Better Tooling: The established Go support facilitates easier and more consistent development.

The engineering team exclusively considered Go for this migration. From their perspective, the long-term strategic benefits of standardizing on Go outweighed the short-term challenges associated with cross-language compatibility.

Conclusion

The migration was a resounding success, with all comment endpoints now running on the new Golang microservice, incurring zero disruption to users. The Comments model became the first of Reddit's four core models to be fully extracted from the legacy monolith.

While the primary objectives were to maintain performance parity and enhance reliability, the migration delivered an unexpected bonus: all three migrated write endpoints experienced a 50% reduction in their p99 latency. P99 latency measures the response time of the slowest 1% of requests, which is crucial as these slow requests significantly impact the worst user experiences.

The improvements were substantial:

The legacy Python service occasionally suffered from latency spikes reaching up to 15 seconds.
The new Go service consistently demonstrates significantly lower and more stable latency.
Typical latency now reliably remains well under 100 milliseconds.
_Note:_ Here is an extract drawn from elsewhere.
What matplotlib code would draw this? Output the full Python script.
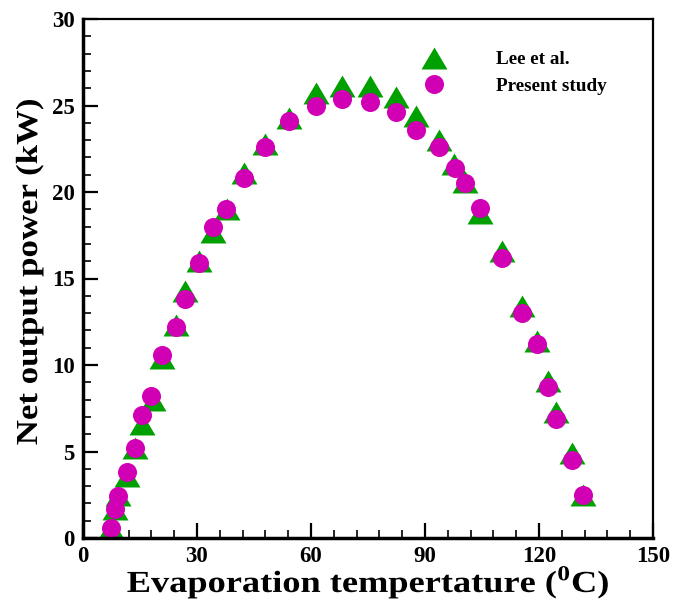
import matplotlib
matplotlib.use("Agg")
import matplotlib.pyplot as plt
from matplotlib.ticker import MultipleLocator
from matplotlib.patheffects import AbstractPathEffect
from matplotlib.transforms import Affine2D

plt.rcParams['font.family'] = ['Liberation Serif', 'DejaVu Serif']
plt.rcParams['font.weight'] = 'bold'
plt.rcParams['mathtext.fontset'] = 'custom'
plt.rcParams['mathtext.rm'] = 'Liberation Serif:bold'
plt.rcParams['mathtext.bf'] = 'Liberation Serif:bold'

# Evaporation temperature (degC) and net output power (kW)
temp_lee = [7.4, 8.4, 9.2, 11.6, 13.6, 15.5, 18.4, 20.9, 24.4, 26.9, 30.4, 34.2,
            37.9, 42.4, 47.9, 54.3, 61.4, 68.2, 75.5, 82.3, 87.5, 93.7, 97.6,
            100.4, 104.4, 110.3, 115.4, 119.4, 122.4, 124.6, 128.6, 131.5]
power_lee = [0.6, 1.7, 2.5, 3.6, 5.2, 6.6, 8.0, 10.4, 12.3, 14.3, 16.0, 17.7,
             19.0, 21.1, 22.8, 24.3, 25.7, 26.1, 26.1, 25.5, 24.4, 23.0, 21.6,
             20.6, 18.8, 16.6, 13.4, 11.4, 9.1, 7.3, 4.9, 2.5]

temp_present = [7.4, 8.4, 9.2, 11.5, 13.6, 15.5, 18.0, 20.9, 24.4, 26.9, 30.4, 34.1,
                37.7, 42.4, 47.9, 54.3, 61.4, 68.2, 75.5, 82.3, 87.5, 93.7, 97.8,
                100.4, 104.4, 110.3, 115.4, 119.4, 122.4, 124.6, 128.6, 131.5]
power_present = [0.6, 1.7, 2.4, 3.8, 5.2, 7.1, 8.2, 10.6, 12.2, 13.8, 15.9, 18.0,
                 19.0, 20.8, 22.6, 24.1, 25.0, 25.4, 25.2, 24.6, 23.6, 22.6, 21.4,
                 20.5, 19.1, 16.2, 13.0, 11.2, 8.7, 6.9, 4.5, 2.5]

series_labels = ['Lee et al.', 'Present study']
x_ticks = [0, 30, 60, 90, 120, 150]
y_ticks = [0, 5, 10, 15, 20, 25, 30]

green = '#00a000'
magenta = '#d200b4'


class Stretch(AbstractPathEffect):
    """Widen a text path about its own centre."""

    def __init__(self, sx=1.0, sy=1.0):
        super().__init__()
        self.sx, self.sy = sx, sy

    def draw_path(self, renderer, gc, tpath, affine, rgbFace=None):
        bb = tpath.get_extents(affine)
        cx, cy = (bb.x0 + bb.x1) / 2, (bb.y0 + bb.y1) / 2
        t = affine + Affine2D().translate(-cx, -cy).scale(self.sx, self.sy).translate(cx, cy)
        renderer.draw_path(gc, tpath, t, rgbFace)


# slightly flattened triangle symbol
tri = [(0, 0.846), (-1, -0.846), (1, -0.846), (0, 0.846)]

fig = plt.figure(figsize=(6.89, 6.02), dpi=100)
ax = fig.add_axes([83 / 689, 64 / 602, 570 / 689, 519 / 602])

ax.plot(temp_lee, power_lee, linestyle='none', marker=tri, markersize=18.7,
        color=green, markeredgewidth=0, clip_on=False, label=series_labels[0])
ax.plot(temp_present, power_present, linestyle='none', marker='o', markersize=13.7,
        color=magenta, markeredgewidth=0, clip_on=False, label=series_labels[1])

ax.set_xlim(x_ticks[0], x_ticks[-1])
ax.set_ylim(y_ticks[0], y_ticks[-1])
ax.set_xticks(x_ticks)
ax.set_yticks(y_ticks)
ax.xaxis.set_minor_locator(MultipleLocator(6))
ax.yaxis.set_minor_locator(MultipleLocator(1))
ax.tick_params(which='both', direction='in', top=False, right=False,
               labelsize=16.5, pad=6)
ax.tick_params(which='major', length=10.8, width=1.6)
ax.tick_params(which='minor', length=5.8, width=1.2)
for lab in ax.get_xticklabels() + ax.get_yticklabels():
    lab.set_fontweight('bold')

ax.spines['left'].set_linewidth(2.5)
ax.spines['bottom'].set_linewidth(2.5)
ax.spines['top'].set_linewidth(1.6)
ax.spines['right'].set_linewidth(1.6)

xl = ax.set_xlabel(r'Evaporation tempertature ($^{\mathbf{0}}$C)', fontsize=22,
                   fontweight='bold')
xl.set_va('baseline')
xl.set_path_effects([Stretch(sx=1.19)])
ax.xaxis.set_label_coords(0.5, (538 - 592) / 519)

yl = ax.set_ylabel('Net output power (kW)', fontsize=22, fontweight='bold')
yl.set_path_effects([Stretch(sy=1.14)])
ax.yaxis.set_label_coords((44 - 83) / 570, (538 - 272) / 519)

leg = ax.legend(loc='upper left', bbox_to_anchor=(0.5825, 0.9385), frameon=False,
                handlelength=2.0, handletextpad=2.2,
                labelspacing=0.49, borderpad=0, borderaxespad=0,
                prop={'weight': 'bold', 'size': 13.8})

fig.savefig('out.png', dpi=100)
This migration also provided invaluable lessons for future work:

Database versioning is essential for accurately handling race conditions by comparing data updates stemming from the same logical change.
Comprehensive local testing informed by real production data will significantly reduce debugging time in production environments.
Robust database monitoring is critical when altering how services access data, extending beyond just changes to application logic.
End-to-end verification must include actual downstream consumers, not just byte-level data comparisons.
Custom tooling can effectively automate parts of the manual review process, such as their race condition detection code.

As Reddit continues migrating its remaining core models (Accounts have been completed, while Posts and Subreddits are currently in progress), these hard-earned lessons will undoubtedly streamline each subsequent migration.